Google Cloud Pub/Sub Retry Count

T.Okahara picture T.Okahara · Jul 26, 2016 · Viewed 7.5k times · Source

We are moving from an unstable messaging queue service to Google's Pub Sub in NodeJS. It seems to work well but we would like to include error handling.

We would like to limit the number of retries for a particular message, say 10 times in our test environment and 100 times in production. Now if a message fails 10 times (in test), instead of it sitting in our queue and continue to be processed and fail for 7 days we would like to move it to a separate error queue and send us an email.

We currently have all of this set up in our previous messaging queue but we have yet to find Google's Pub Sub retry count attribute for each message. Does anyone know if this exists?

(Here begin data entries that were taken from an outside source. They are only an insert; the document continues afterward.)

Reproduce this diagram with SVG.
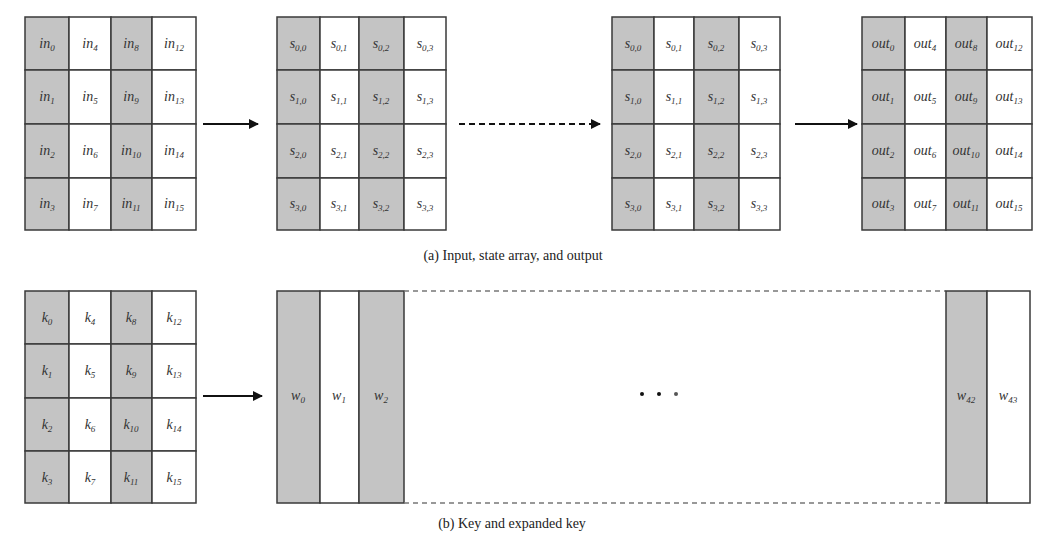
<svg xmlns="http://www.w3.org/2000/svg" width="1048" height="537" viewBox="0 0 1048 537">
<defs>
<style>
.g{fill:#c4c4c4;stroke:#3a3a3a;stroke-width:1.5}
.w{fill:#ffffff;stroke:#3a3a3a;stroke-width:1.5}
.t{font-family:"Liberation Serif","Times New Roman",serif;font-style:italic;font-size:14px;fill:#333;text-anchor:middle}
.s{font-size:9px}
.cap{font-family:"Liberation Serif","Times New Roman",serif;font-size:14px;fill:#222;text-anchor:middle}
.ln{stroke:#111;stroke-width:2;fill:none}
.dl{stroke:#777;stroke-width:1.5;stroke-dasharray:5,4;fill:none}
</style>
<marker id="ah" viewBox="0 0 10 10" refX="9" refY="5" markerWidth="5" markerHeight="5" orient="auto" markerUnits="strokeWidth">
<path d="M0,0 L10,5 L0,10 z" fill="#111"/>
</marker>
</defs>
<rect width="1048" height="537" fill="#fff"/>

<g id="input">
<rect class="g" x="25" y="17" width="44" height="53"/><rect class="w" x="69" y="17" width="42" height="53"/><rect class="g" x="111" y="17" width="41" height="53"/><rect class="w" x="152" y="17" width="44" height="53"/>
<rect class="g" x="25" y="70" width="44" height="54"/><rect class="w" x="69" y="70" width="42" height="54"/><rect class="g" x="111" y="70" width="41" height="54"/><rect class="w" x="152" y="70" width="44" height="54"/>
<rect class="g" x="25" y="124" width="44" height="54"/><rect class="w" x="69" y="124" width="42" height="54"/><rect class="g" x="111" y="124" width="41" height="54"/><rect class="w" x="152" y="124" width="44" height="54"/>
<rect class="g" x="25" y="178" width="44" height="52"/><rect class="w" x="69" y="178" width="42" height="52"/><rect class="g" x="111" y="178" width="41" height="52"/><rect class="w" x="152" y="178" width="44" height="52"/>
<text class="t" x="47" y="48">in<tspan class="s" dy="3">0</tspan></text>
<text class="t" x="90" y="48">in<tspan class="s" dy="3">4</tspan></text>
<text class="t" x="131" y="48">in<tspan class="s" dy="3">8</tspan></text>
<text class="t" x="174" y="48">in<tspan class="s" dy="3">12</tspan></text>
<text class="t" x="47" y="101">in<tspan class="s" dy="3">1</tspan></text>
<text class="t" x="90" y="101">in<tspan class="s" dy="3">5</tspan></text>
<text class="t" x="131" y="101">in<tspan class="s" dy="3">9</tspan></text>
<text class="t" x="174" y="101">in<tspan class="s" dy="3">13</tspan></text>
<text class="t" x="47" y="155">in<tspan class="s" dy="3">2</tspan></text>
<text class="t" x="90" y="155">in<tspan class="s" dy="3">6</tspan></text>
<text class="t" x="131" y="155">in<tspan class="s" dy="3">10</tspan></text>
<text class="t" x="174" y="155">in<tspan class="s" dy="3">14</tspan></text>
<text class="t" x="47" y="208">in<tspan class="s" dy="3">3</tspan></text>
<text class="t" x="90" y="208">in<tspan class="s" dy="3">7</tspan></text>
<text class="t" x="131" y="208">in<tspan class="s" dy="3">11</tspan></text>
<text class="t" x="174" y="208">in<tspan class="s" dy="3">15</tspan></text>
</g>

<g id="state1">
<rect class="g" x="277" y="17" width="43" height="53"/><rect class="w" x="320" y="17" width="39" height="53"/><rect class="g" x="359" y="17" width="45" height="53"/><rect class="w" x="404" y="17" width="42" height="53"/>
<rect class="g" x="277" y="70" width="43" height="54"/><rect class="w" x="320" y="70" width="39" height="54"/><rect class="g" x="359" y="70" width="45" height="54"/><rect class="w" x="404" y="70" width="42" height="54"/>
<rect class="g" x="277" y="124" width="43" height="54"/><rect class="w" x="320" y="124" width="39" height="54"/><rect class="g" x="359" y="124" width="45" height="54"/><rect class="w" x="404" y="124" width="42" height="54"/>
<rect class="g" x="277" y="178" width="43" height="52"/><rect class="w" x="320" y="178" width="39" height="52"/><rect class="g" x="359" y="178" width="45" height="52"/><rect class="w" x="404" y="178" width="42" height="52"/>
<text class="t" x="298" y="48">s<tspan class="s" dy="3">0,0</tspan></text>
<text class="t" x="339" y="48">s<tspan class="s" dy="3">0,1</tspan></text>
<text class="t" x="381" y="48">s<tspan class="s" dy="3">0,2</tspan></text>
<text class="t" x="425" y="48">s<tspan class="s" dy="3">0,3</tspan></text>
<text class="t" x="298" y="101">s<tspan class="s" dy="3">1,0</tspan></text>
<text class="t" x="339" y="101">s<tspan class="s" dy="3">1,1</tspan></text>
<text class="t" x="381" y="101">s<tspan class="s" dy="3">1,2</tspan></text>
<text class="t" x="425" y="101">s<tspan class="s" dy="3">1,3</tspan></text>
<text class="t" x="298" y="155">s<tspan class="s" dy="3">2,0</tspan></text>
<text class="t" x="339" y="155">s<tspan class="s" dy="3">2,1</tspan></text>
<text class="t" x="381" y="155">s<tspan class="s" dy="3">2,2</tspan></text>
<text class="t" x="425" y="155">s<tspan class="s" dy="3">2,3</tspan></text>
<text class="t" x="298" y="208">s<tspan class="s" dy="3">3,0</tspan></text>
<text class="t" x="339" y="208">s<tspan class="s" dy="3">3,1</tspan></text>
<text class="t" x="381" y="208">s<tspan class="s" dy="3">3,2</tspan></text>
<text class="t" x="425" y="208">s<tspan class="s" dy="3">3,3</tspan></text>
</g>

<g id="state2">
<rect class="g" x="612" y="17" width="42" height="53"/><rect class="w" x="654" y="17" width="40" height="53"/><rect class="g" x="694" y="17" width="45" height="53"/><rect class="w" x="739" y="17" width="41" height="53"/>
<rect class="g" x="612" y="70" width="42" height="54"/><rect class="w" x="654" y="70" width="40" height="54"/><rect class="g" x="694" y="70" width="45" height="54"/><rect class="w" x="739" y="70" width="41" height="54"/>
<rect class="g" x="612" y="124" width="42" height="54"/><rect class="w" x="654" y="124" width="40" height="54"/><rect class="g" x="694" y="124" width="45" height="54"/><rect class="w" x="739" y="124" width="41" height="54"/>
<rect class="g" x="612" y="178" width="42" height="52"/><rect class="w" x="654" y="178" width="40" height="52"/><rect class="g" x="694" y="178" width="45" height="52"/><rect class="w" x="739" y="178" width="41" height="52"/>
<text class="t" x="633" y="48">s<tspan class="s" dy="3">0,0</tspan></text>
<text class="t" x="674" y="48">s<tspan class="s" dy="3">0,1</tspan></text>
<text class="t" x="716" y="48">s<tspan class="s" dy="3">0,2</tspan></text>
<text class="t" x="759" y="48">s<tspan class="s" dy="3">0,3</tspan></text>
<text class="t" x="633" y="101">s<tspan class="s" dy="3">1,0</tspan></text>
<text class="t" x="674" y="101">s<tspan class="s" dy="3">1,1</tspan></text>
<text class="t" x="716" y="101">s<tspan class="s" dy="3">1,2</tspan></text>
<text class="t" x="759" y="101">s<tspan class="s" dy="3">1,3</tspan></text>
<text class="t" x="633" y="155">s<tspan class="s" dy="3">2,0</tspan></text>
<text class="t" x="674" y="155">s<tspan class="s" dy="3">2,1</tspan></text>
<text class="t" x="716" y="155">s<tspan class="s" dy="3">2,2</tspan></text>
<text class="t" x="759" y="155">s<tspan class="s" dy="3">2,3</tspan></text>
<text class="t" x="633" y="208">s<tspan class="s" dy="3">3,0</tspan></text>
<text class="t" x="674" y="208">s<tspan class="s" dy="3">3,1</tspan></text>
<text class="t" x="716" y="208">s<tspan class="s" dy="3">3,2</tspan></text>
<text class="t" x="759" y="208">s<tspan class="s" dy="3">3,3</tspan></text>
</g>

<g id="output">
<rect class="g" x="862" y="17" width="43" height="53"/><rect class="w" x="905" y="17" width="41" height="53"/><rect class="g" x="946" y="17" width="41" height="53"/><rect class="w" x="987" y="17" width="45" height="53"/>
<rect class="g" x="862" y="70" width="43" height="54"/><rect class="w" x="905" y="70" width="41" height="54"/><rect class="g" x="946" y="70" width="41" height="54"/><rect class="w" x="987" y="70" width="45" height="54"/>
<rect class="g" x="862" y="124" width="43" height="54"/><rect class="w" x="905" y="124" width="41" height="54"/><rect class="g" x="946" y="124" width="41" height="54"/><rect class="w" x="987" y="124" width="45" height="54"/>
<rect class="g" x="862" y="178" width="43" height="52"/><rect class="w" x="905" y="178" width="41" height="52"/><rect class="g" x="946" y="178" width="41" height="52"/><rect class="w" x="987" y="178" width="45" height="52"/>
<text class="t" x="883" y="48">out<tspan class="s" dy="3">0</tspan></text>
<text class="t" x="925" y="48">out<tspan class="s" dy="3">4</tspan></text>
<text class="t" x="966" y="48">out<tspan class="s" dy="3">8</tspan></text>
<text class="t" x="1009" y="48">out<tspan class="s" dy="3">12</tspan></text>
<text class="t" x="883" y="101">out<tspan class="s" dy="3">1</tspan></text>
<text class="t" x="925" y="101">out<tspan class="s" dy="3">5</tspan></text>
<text class="t" x="966" y="101">out<tspan class="s" dy="3">9</tspan></text>
<text class="t" x="1009" y="101">out<tspan class="s" dy="3">13</tspan></text>
<text class="t" x="883" y="155">out<tspan class="s" dy="3">2</tspan></text>
<text class="t" x="925" y="155">out<tspan class="s" dy="3">6</tspan></text>
<text class="t" x="966" y="155">out<tspan class="s" dy="3">10</tspan></text>
<text class="t" x="1009" y="155">out<tspan class="s" dy="3">14</tspan></text>
<text class="t" x="883" y="208">out<tspan class="s" dy="3">3</tspan></text>
<text class="t" x="925" y="208">out<tspan class="s" dy="3">7</tspan></text>
<text class="t" x="966" y="208">out<tspan class="s" dy="3">11</tspan></text>
<text class="t" x="1009" y="208">out<tspan class="s" dy="3">15</tspan></text>
</g>

<g id="key">
<rect class="g" x="25" y="291" width="44" height="53"/><rect class="w" x="69" y="291" width="42" height="53"/><rect class="g" x="111" y="291" width="41" height="53"/><rect class="w" x="152" y="291" width="44" height="53"/>
<rect class="g" x="25" y="344" width="44" height="54"/><rect class="w" x="69" y="344" width="42" height="54"/><rect class="g" x="111" y="344" width="41" height="54"/><rect class="w" x="152" y="344" width="44" height="54"/>
<rect class="g" x="25" y="398" width="44" height="53"/><rect class="w" x="69" y="398" width="42" height="53"/><rect class="g" x="111" y="398" width="41" height="53"/><rect class="w" x="152" y="398" width="44" height="53"/>
<rect class="g" x="25" y="451" width="44" height="52"/><rect class="w" x="69" y="451" width="42" height="52"/><rect class="g" x="111" y="451" width="41" height="52"/><rect class="w" x="152" y="451" width="44" height="52"/>
<text class="t" x="47" y="322">k<tspan class="s" dy="3">0</tspan></text>
<text class="t" x="90" y="322">k<tspan class="s" dy="3">4</tspan></text>
<text class="t" x="131" y="322">k<tspan class="s" dy="3">8</tspan></text>
<text class="t" x="174" y="322">k<tspan class="s" dy="3">12</tspan></text>
<text class="t" x="47" y="375">k<tspan class="s" dy="3">1</tspan></text>
<text class="t" x="90" y="375">k<tspan class="s" dy="3">5</tspan></text>
<text class="t" x="131" y="375">k<tspan class="s" dy="3">9</tspan></text>
<text class="t" x="174" y="375">k<tspan class="s" dy="3">13</tspan></text>
<text class="t" x="47" y="429">k<tspan class="s" dy="3">2</tspan></text>
<text class="t" x="90" y="429">k<tspan class="s" dy="3">6</tspan></text>
<text class="t" x="131" y="429">k<tspan class="s" dy="3">10</tspan></text>
<text class="t" x="174" y="429">k<tspan class="s" dy="3">14</tspan></text>
<text class="t" x="47" y="482">k<tspan class="s" dy="3">3</tspan></text>
<text class="t" x="90" y="482">k<tspan class="s" dy="3">7</tspan></text>
<text class="t" x="131" y="482">k<tspan class="s" dy="3">11</tspan></text>
<text class="t" x="174" y="482">k<tspan class="s" dy="3">15</tspan></text>
</g>

<g id="expanded-key">
<rect class="g" x="277" y="291" width="43" height="212"/>
<rect class="w" x="320" y="291" width="39" height="212"/>
<rect class="g" x="359" y="291" width="45" height="212"/>
<path class="dl" d="M404,291 H946 M404,503 H946"/>
<rect class="g" x="946" y="291" width="41" height="212"/>
<rect class="w" x="987" y="291" width="43" height="212"/>
<text class="t" x="298" y="400">w<tspan class="s" dy="3">0</tspan></text>
<text class="t" x="339" y="400">w<tspan class="s" dy="3">1</tspan></text>
<text class="t" x="381" y="400">w<tspan class="s" dy="3">2</tspan></text>
<text class="t" x="966" y="400">w<tspan class="s" dy="3">42</tspan></text>
<text class="t" x="1008" y="400">w<tspan class="s" dy="3">43</tspan></text>
<circle cx="642" cy="394" r="2" fill="#111"/>
<circle cx="659" cy="394" r="2" fill="#111"/>
<circle cx="676" cy="394" r="2" fill="#555"/>
</g>

<g id="connectors">
<line class="ln" x1="203" y1="124" x2="258" y2="124" marker-end="url(#ah)"/>
<line class="ln" x1="459" y1="124" x2="600" y2="124" stroke-dasharray="6,4" marker-end="url(#ah)"/>
<line class="ln" x1="795" y1="124" x2="857" y2="124" marker-end="url(#ah)"/>
<line class="ln" x1="203" y1="396" x2="262" y2="396" marker-end="url(#ah)"/>
</g>

<g id="captions">
<text class="cap" x="513" y="260">(a) Input, state array, and output</text>
<text class="cap" x="512" y="528">(b) Key and expanded key</text>
</g>
</svg>
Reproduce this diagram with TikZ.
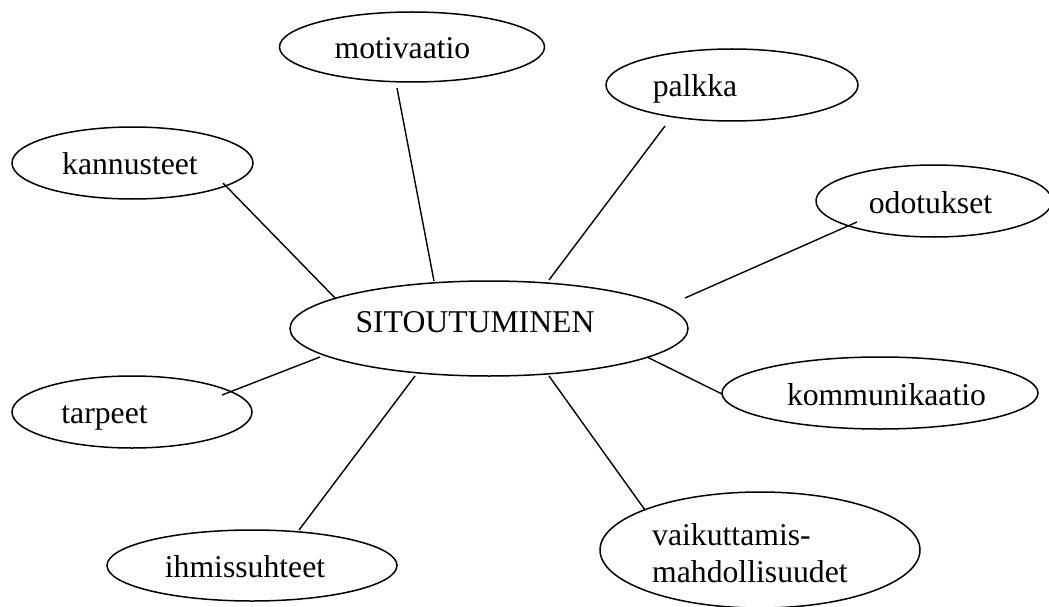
\documentclass[tikz,border=0pt]{standalone}
\usepackage{fontspec}
\setmainfont{Liberation Serif}
\usetikzlibrary{shapes.geometric}
\tikzset{
  oval/.style={draw, ellipse, line width=1.5pt, inner sep=0pt},
  lbl/.style={font=\fontsize{31.7}{37}\selectfont, inner sep=0pt, anchor=base},
  link/.style={line width=1.4pt},
}
\begin{document}
\begin{tikzpicture}[x=1pt,y=-1pt]
\useasboundingbox (0,0) rectangle (1049,607);
% ellipses
\node[oval, minimum width=265pt, minimum height=70pt] (mot) at (412,47) {};
\node[oval, minimum width=252pt, minimum height=72pt] (pal) at (732,85) {};
\node[oval, minimum width=241pt, minimum height=72pt] (kan) at (132.5,163) {};
\node[oval, minimum width=236pt, minimum height=72pt] (odo) at (934,201) {};
\node[oval, minimum width=398pt, minimum height=95pt] (sit) at (489,328.5) {};
\node[oval, minimum width=240pt, minimum height=72pt] (tar) at (132,412) {};
\node[oval, minimum width=316pt, minimum height=72pt] (kom) at (880,393) {};
\node[oval, minimum width=290pt, minimum height=71pt] (ihm) at (252,565.5) {};
\node[oval, minimum width=320pt, minimum height=116pt] (vai) at (760,550) {};
% texts
\node[lbl] (mot-t) at (402.5,59) {motivaatio};
\node[lbl] (pal-t) at (695,97) {palkka};
\node[lbl] (kan-t) at (130,175) {kannusteet};
\node[lbl] (odo-t) at (930.5,213) {odotukset};
\node[lbl] (sit-t) at (475,332) {SITOUTUMINEN};
\node[lbl] (tar-t) at (104.5,423) {tarpeet};
\node[lbl] (kom-t) at (886.5,405) {kommunikaatio};
\node[lbl] (ihm-t) at (245,577) {ihmissuhteet};
\node[lbl, anchor=base west] (vai-t1) at (652,545) {vaikuttamis-};
\node[lbl, anchor=base west] (vai-t2) at (652,582) {mahdollisuudet};
% connector ends
\coordinate (kan-a) at (223,183); \coordinate (kan-b) at (336,299);
\coordinate (mot-a) at (397,88);  \coordinate (mot-b) at (434,281);
\coordinate (pal-a) at (665,126); \coordinate (pal-b) at (549,280);
\coordinate (odo-a) at (857,222); \coordinate (odo-b) at (685,298);
\coordinate (tar-a) at (222,395); \coordinate (tar-b) at (320,357);
\coordinate (kom-a) at (722,394); \coordinate (kom-b) at (647,357);
\coordinate (ihm-a) at (299,530); \coordinate (ihm-b) at (415,376);
\coordinate (vai-a) at (645,510); \coordinate (vai-b) at (549,376);
\draw[link] (kan-a) -- (kan-b);
\draw[link] (mot-a) -- (mot-b);
\draw[link] (pal-a) -- (pal-b);
\draw[link] (odo-a) -- (odo-b);
\draw[link] (tar-a) -- (tar-b);
\draw[link] (kom-a) -- (kom-b);
\draw[link] (ihm-a) -- (ihm-b);
\draw[link] (vai-a) -- (vai-b);
\end{tikzpicture}
\end{document}
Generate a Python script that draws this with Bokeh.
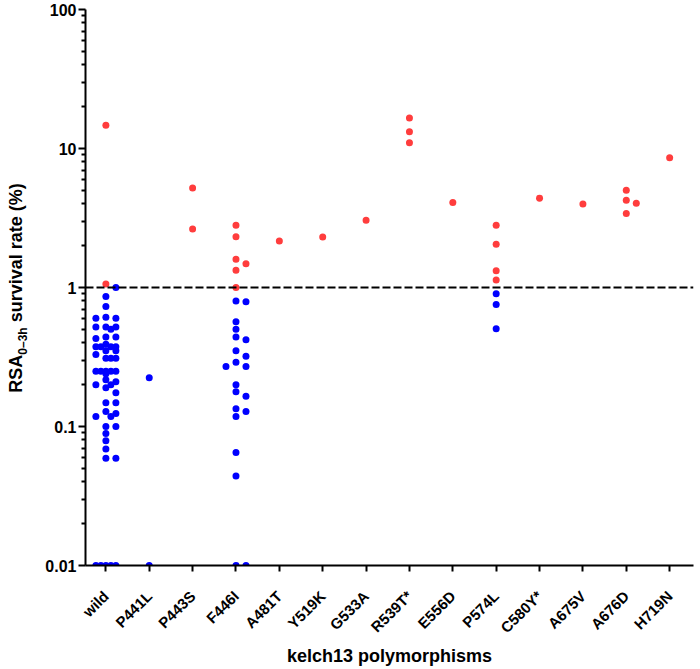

We do use task queues in Google App Engine and they have everything we would need but Google's pub sub seems to be missing a lot. We do require any solution to be in Node.

Answer

Kamal Aboul-Hosn picture Kamal Aboul-Hosn · Jul 27, 2016

Update 04/21/2020: As of today, the dead letter queue feature for Cloud Pub/Sub has been released. This feature allows one to set the maximum number of times delivery of a message should be attempted and then to specify a topic to which to publish messages that were delivered more than that number of times. When enabled, the feature also exposes the number of delivery attempts as a field. For example, it is exposed at the deliveryAttempt property on the message passed into the subscriber callback in Node.js.

Previous answer

Cloud Pub/Sub does not have a limit to the number of times it will retry delivery of a message to a subscriber. If your subscriber never acknowledges the message within the ack deadline, it will be redelivered until the message expires 7 days later.

If you want to stop receiving these messages, then you will need to ack them at some point. If you want to protect against "messages of death" that cannot be processed by your subscribers, I recommend the following:

  1. Keep track of message failure counts in a database, keyed by message id. Hopefully, failures are not frequent, so this database should not be too large and queries to it will only be made when there is actually a failure.

  2. When a message fails, query the database and see how many failures have occurred before. Increment the counter and do not acknowledge the message if the count is below your threshold.

  3. If a message fails more times than your threshold, publish the message to a separate "failed messages" topic, send an email, and acknowledge the message.

  4. If necessary, have a means by which to publish messages from the "failed messages" topic back to your main topic when the problems that caused the message to fail in the first place have been remedied.

You now have the message saved in a separate topic (for 7 days or until you ack it) and the message won't be redelivered to the subscribers on your main topic.